Earlier this month, the sad news spread that Amiri Baraka (LeRoi Jones) had passed away at the age of 79. There have already been a number of substantial obituaries and tributes, and surely there will be more to come in the coming days and weeks.

In his poems, Baraka expressed the belief that his own identity—that any identity—was protean and plural, composed of different facets ('all / my faces turned up / to the sun,' one poem explains).

Like so many others, I’ve long been fascinated by Baraka’s groundbreaking and always-controversial work, his immense influence on multiple fields (from music criticism to hiphop to drama, from the New American poetry to the Black Arts movement), and his complicated and often polarizing writing, politics and legacy.

In my first book, Beautiful Enemies (and elsewhere), I’ve argued that Baraka’s powerful, agonized early writing emerges out of, and exerts a profound influence on, the (largely white) postwar avant-garde, particularly as it existed in New York in the 1950s.
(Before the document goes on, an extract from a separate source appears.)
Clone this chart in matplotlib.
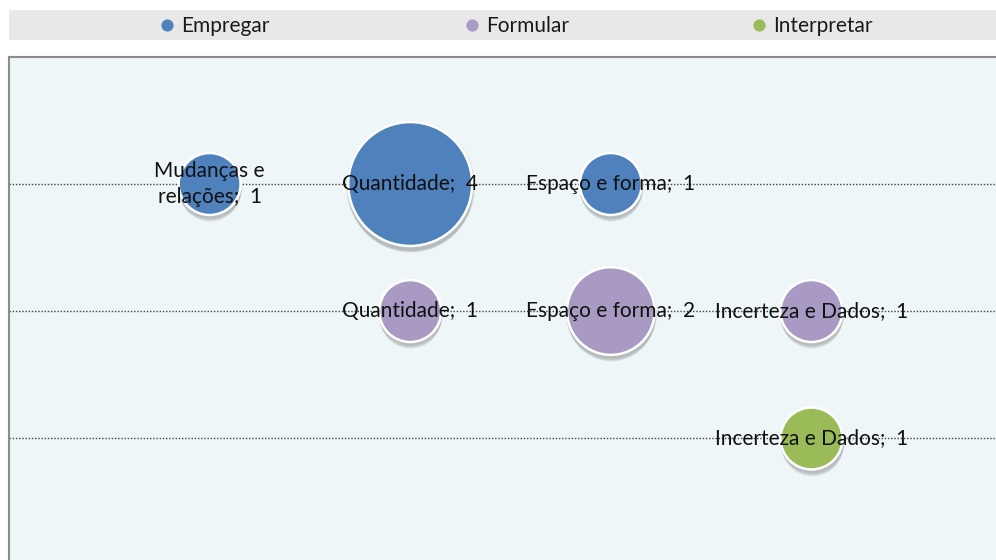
# -*- coding: utf-8 -*-

import matplotlib
matplotlib.use("Agg")
import matplotlib.pyplot as plt
from matplotlib.transforms import offset_copy

plt.rcParams['font.family'] = ['Lato', 'DejaVu Sans']

series = ['Empregar', 'Formular', 'Interpretar']
colors = ['#4f81bd', '#a99ac4', '#9bbb59']
series_y = [3, 2, 1]

# (x position, value, label) per series
emp_x = [1, 2, 3]
emp_v = [1, 4, 1]
emp_lab = ['Mudanças e\nrelações;  1', 'Quantidade;  4', 'Espaço e forma;  1']

form_x = [2, 3, 4]
form_v = [1, 2, 1]
form_lab = ['Quantidade;  1', 'Espaço e forma;  2', 'Incerteza e Dados;  1']

interp_x = [4]
interp_v = [1]
interp_lab = ['Incerteza e Dados;  1']

data = [(emp_x, emp_v, emp_lab), (form_x, form_v, form_lab),
        (interp_x, interp_v, interp_lab)]

SIZE_UNIT = 1990  # points^2 per unit of value

fig = plt.figure(figsize=(9.96, 5.6), dpi=100)
fig.patch.set_facecolor('white')

# legend band
band = fig.add_axes([9 / 996, 1 - 40 / 560, 1 - 9 / 996, 30 / 560])
band.set_facecolor('#e8e8e8')
band.set_xticks([])
band.set_yticks([])
for s in band.spines.values():
    s.set_visible(False)
band.set_xlim(0, 987)
band.set_ylim(0, 1)
leg_x = [158, 463, 750]
for name, c, lx in zip(series, colors, leg_x):
    band.scatter([lx], [0.5], s=60, color=c, zorder=3)
    band.text(lx + 14, 0.47, name, fontsize=15, va='center', ha='left',
              color='#1a1a1a')

# plot area
ax = fig.add_axes([9 / 996, 0, 1 - 9 / 996, (560 - 57) / 560])
ax.set_facecolor('#eef6f8')
ax.set_xlim(0, 4.92)
ax.set_ylim(0.04, 4)
ax.set_xticks([])
ax.set_yticks([])
for side in ['right', 'bottom']:
    ax.spines[side].set_visible(False)
for side in ['left', 'top']:
    ax.spines[side].set_color('#8c8c8c')
    ax.spines[side].set_linewidth(1.5)

for y in series_y:
    ax.axhline(y, color='#444444', linestyle=(0, (1, 1.3)), linewidth=1.0,
               zorder=1)

for (xs, vs, labs), c, y in zip(data, colors, series_y):
    ys = [y] * len(xs)
    sizes = [v * SIZE_UNIT for v in vs]
    # soft shadow
    for k, a in enumerate([0.07, 0.08, 0.10, 0.10]):
        tr = offset_copy(ax.transData, fig=fig, x=0.5, y=-(2 + k * 1.5),
                         units='dots')
        ax.scatter(xs, ys, s=[sz * (1.0 + 0.03 * (3 - k)) for sz in sizes],
                   color='#404040', alpha=a, linewidths=0, transform=tr,
                   zorder=2)
    ax.scatter(xs, ys, s=sizes, color=c, edgecolors='white', linewidths=1.8,
               zorder=3)
    for x, lab in zip(xs, labs):
        ax.text(x, y, lab, fontsize=15, ha='center', va='center',
                color='#111111', zorder=4, linespacing=1.35)

fig.savefig('out.png', dpi=100)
The early LeRoi Jones was not only deeply connected to the Beats, as one so often hears, but also to the poetry of the New York School — thanks in particular to his close friendship with Frank O’Hara in the late 1950s and early 1960s. (If you’re interested in hearing more about this, you can read one of the two Baraka chapters in my book here. I’ve also posted a bit about Baraka on my blog — for example, here, here, and here).

On a more personal note, I was also fortunate enough to meet Baraka a couple of times in person. First, in 2000, at the Poetry of the 1960s” conference held at the University of Maine (where he played a memorable and controversial role in the conference itself). Among other things, I remember a group of us standing rather star-struck around Baraka in a semi-circle one late night in Orono, listening to him telling funny stories over beers.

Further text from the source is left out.